MobileRead Forums - View Single Post - Best way to copy text from a PDF or MOBI?

Tex2002ans · 10-02-2013, 09:44 PM

Quote:

Originally Posted by mb2u

All my prospective conversion are non-fiction.

Glorious!

If you are serious about OCRing and getting high quality work out there, I would not mind teaching everything I know. (I am free over AIM/YIM/MSN/Skype/email).

While you can OCR for your own personal benefit, the benefit does not outweigh the costs (I spend about 8-15 hours just to get a great EPUB, but just starting, you might be spending 40+ hours on a book).

In my opinion, you should try to tackle works that are in the public domain, or books that are released as CC (Creative Commons). After finishing your OCR, and making a clean EPUB, you can then post it on MobileRead/elsewhere so that the ENTIRE WORLD can benefit from your conversion (instead of just you).
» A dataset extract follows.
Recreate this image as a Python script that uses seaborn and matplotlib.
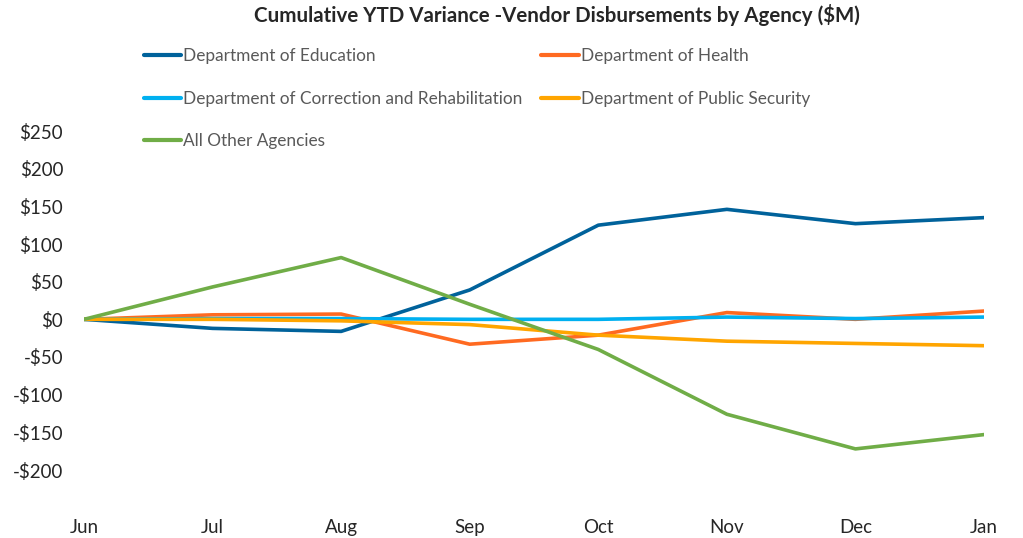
import pandas as pd
import matplotlib
matplotlib.use("Agg")
import matplotlib.pyplot as plt
import seaborn as sns

months = ["Jun", "Jul", "Aug", "Sep", "Oct", "Nov", "Dec", "Jan"]
agencies = [
    "Department of Education",
    "Department of Health",
    "Department of Correction and Rehabilitation",
    "Department of Public Security",
    "All Other Agencies",
]
education = [0, -12, -16, 39, 125, 146, 127, 135]
health = [0, 6, 7, -33, -21, 9, 0, 11]
correction = [0, 1, 1, 0, 0, 3, 1, 3]
public_security = [0, 0, -2, -7, -21, -29, -32, -35]
other = [0, 43, 82, 20, -40, -126, -172, -153]
colors = ["#00629B", "#FF6A21", "#00B0F0", "#FFA500", "#70AD47"]

series = [education, health, correction, public_security, other]
rows = []
for name, vals in zip(agencies, series):
    for i, v in enumerate(vals):
        rows.append({"Month": i, "Agency": name, "Variance": v})
df = pd.DataFrame(rows)

sns.set_style("white")
plt.rcParams["font.family"] = ["Lato", "DejaVu Sans"]

fig = plt.figure(figsize=(10.23, 5.38), dpi=100)
ax = fig.add_axes([84 / 1023, (538 - 470) / 538, 900 / 1023, 339 / 538])

sns.lineplot(data=df, x="Month", y="Variance", hue="Agency", hue_order=agencies,
             palette=colors, linewidth=2.6, ax=ax, legend=False)

ax.set_xlim(0, 7)
ax.set_ylim(-200, 250)
ax.set_yticks(range(-200, 251, 50))
ax.set_yticklabels([f"${v}" if v >= 0 else f"-${-v}" for v in range(-200, 251, 50)],
                   fontsize=13.5)
ax.set_xticks(range(8))
ax.set_xticklabels(months, fontsize=13.5)
ax.tick_params(axis="x", pad=35, length=0)
ax.tick_params(axis="y", pad=15, length=0)
ax.set_xlabel("")
ax.set_ylabel("")
for s in ax.spines.values():
    s.set_visible(False)

# legend fills column-wise, so reorder to read row-wise like the original
order = [0, 2, 4, 1, 3]
handles = [plt.Line2D([], [], color=colors[i], linewidth=3) for i in order]
labels = [agencies[i] for i in order]
fig.legend(handles, labels, loc="upper left", bbox_to_anchor=(128 / 1023, 1 - 33 / 538),
           ncol=2, frameon=False, fontsize=12.4, handlelength=2.2, handletextpad=0.1,
           columnspacing=1.1, labelspacing=1.52, labelcolor="#595959")

fig.suptitle("Cumulative YTD Variance -Vendor Disbursements by Agency ($M)",
             x=557 / 1023, y=1 - 4 / 538, fontsize=14.8, fontweight="bold", va="top")

fig.savefig("out.png", dpi=100)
Archive.org has scans of a massive amount of public domain books. Or if you are interested in some "training materials", I have a bunch of journal articles that need OCR (~13 pages each).
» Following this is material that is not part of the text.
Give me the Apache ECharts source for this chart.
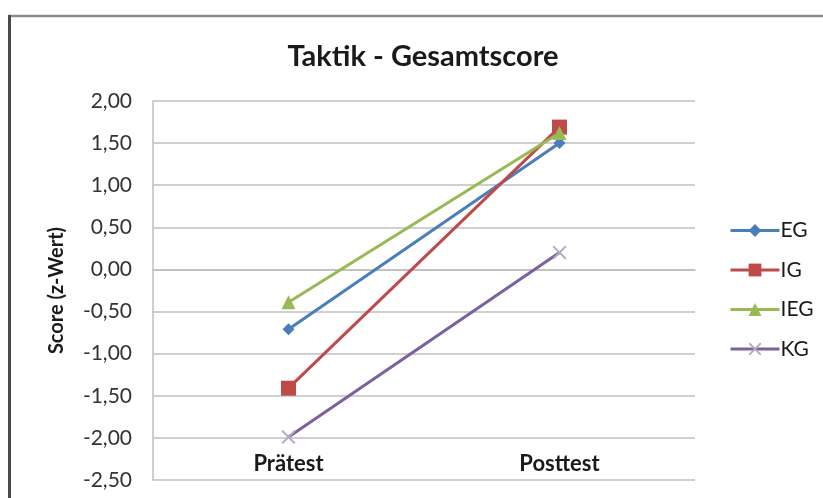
<!DOCTYPE html>
<html>
<head>
<meta charset="utf-8">
<script src="https://cdn.jsdelivr.net/npm/echarts@6/dist/echarts.min.js"></script>
<style>
  html, body { margin: 0; padding: 0; background: #fff; }
  #chart { width: 823px; height: 498px; }
</style>
</head>
<body>
<div id="chart"></div>
<script>
// Test phases on the category axis
const categories = ['Prätest', 'Posttest'];

// Group means (z-scores)
const EG  = [-0.71, 1.50];
const IG  = [-1.41, 1.69];
const IEG = [-0.39, 1.62];
const KG  = [-1.99, 0.20];

// Value axis range
const yMin = -2.5;
const yMax = 2.0;
const yStep = 0.5;

const FONT = 'Lato, "Open Sans", sans-serif';
const crossPath = 'path://M0,1L1,0L5,4L9,0L10,1L6,5L10,9L9,10L5,6L1,10L0,9L4,5Z';

function lineSeries(name, data, color, symbol, size, markColor) {
  return {
    name: name,
    type: 'line',
    data: data,
    symbol: symbol,
    symbolSize: size,
    lineStyle: { color: color, width: 3 },
    itemStyle: { color: markColor || color },
    emphasis: { disabled: true },
    z: 3
  };
}

const chart = echarts.init(document.getElementById('chart'), null, { renderer: 'canvas' });

chart.setOption({
  animation: false,
  backgroundColor: '#ffffff',
  title: {
    text: 'Taktik - Gesamtscore',
    left: 418,
    top: 37,
    textAlign: 'center',
    textStyle: { fontFamily: FONT, fontWeight: 'bold', fontSize: 29, color: '#1a1a1a' }
  },
  legend: {
    orient: 'vertical',
    left: 724,
    top: 215,
    itemWidth: 49,
    itemHeight: 16,
    itemGap: 18.5,
    lineStyle: { width: 3 },
    textStyle: { fontFamily: FONT, fontSize: 21, color: '#1a1a1a', padding: [0, 0, 0, -4] },
    data: ['EG', 'IG', 'IEG', 'KG']
  },
  grid: { left: 153, right: 128, top: 101, bottom: 18, containLabel: false },
  xAxis: {
    type: 'category',
    data: categories,
    boundaryGap: true,
    axisLine: { show: true, lineStyle: { color: '#bfbfbf', width: 1.5 } },
    axisTick: { show: false },
    axisLabel: {
      inside: true,
      margin: 5,
      fontFamily: FONT,
      fontWeight: 'bold',
      fontSize: 22,
      color: '#1a1a1a'
    }
  },
  yAxis: {
    type: 'value',
    min: yMin,
    max: yMax,
    interval: yStep,
    name: 'Score (z-Wert)',
    nameLocation: 'middle',
    nameRotate: 90,
    nameGap: 86,
    nameTextStyle: { fontFamily: FONT, fontWeight: 'bold', fontSize: 20, color: '#1a1a1a' },
    axisLine: { show: true, lineStyle: { color: '#bfbfbf', width: 1.5 } },
    axisTick: { show: false },
    splitLine: { show: true, lineStyle: { color: '#bfbfbf', width: 1.5 } },
    axisLabel: {
      margin: 21,
      fontFamily: FONT,
      fontSize: 21,
      color: '#333333',
      formatter: v => v.toFixed(2).replace('.', ',')
    }
  },
  series: [
    lineSeries('EG', EG, '#4a7ebb', 'diamond', 12),
    lineSeries('IG', IG, '#be4b48', 'rect', 15),
    lineSeries('IEG', IEG, '#98b954', 'triangle', 14),
    lineSeries('KG', KG, '#7d60a0', crossPath, 14, '#b4aac6')
  ],
  graphic: [
    { type: 'line', shape: { x1: 9, y1: 16, x2: 823, y2: 16 }, style: { stroke: '#8c8c8c', lineWidth: 2.5 }, silent: true },
    { type: 'line', shape: { x1: 9.5, y1: 15, x2: 9.5, y2: 498 }, style: { stroke: '#4a4a4a', lineWidth: 3 }, silent: true }
  ]
});
</script>
</body>
</html>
Tackling the easy/short stuff I believe would have built up my skills/familiarity with the tools way faster, and it definitely keeps the motivation up (makes you feel like you are actually ACCOMPLISHING SOMETHING).

When I first jumped in to OCR I decided it would be a good idea to tackle all the hard stuff first... I wish I didn't do that!

When I used to tackle these large books that were complex/way out of my league, I would spend an entire week on it and felt like I got nowhere!

Quote:

Originally Posted by mb2u

I know what you mean....it would destroy the flow of the story correcting errors in fiction. It would demolish it!

The few fiction books that I actually wanted to read (that were PDF only)... I pretty much just had to feed it through OCR, export, split chapters really fast, and run a few basic cleanup regex. Then I read through the book in Sigil and fixed the errors as I came across them while reading. Took forever, but nothing was spoiled.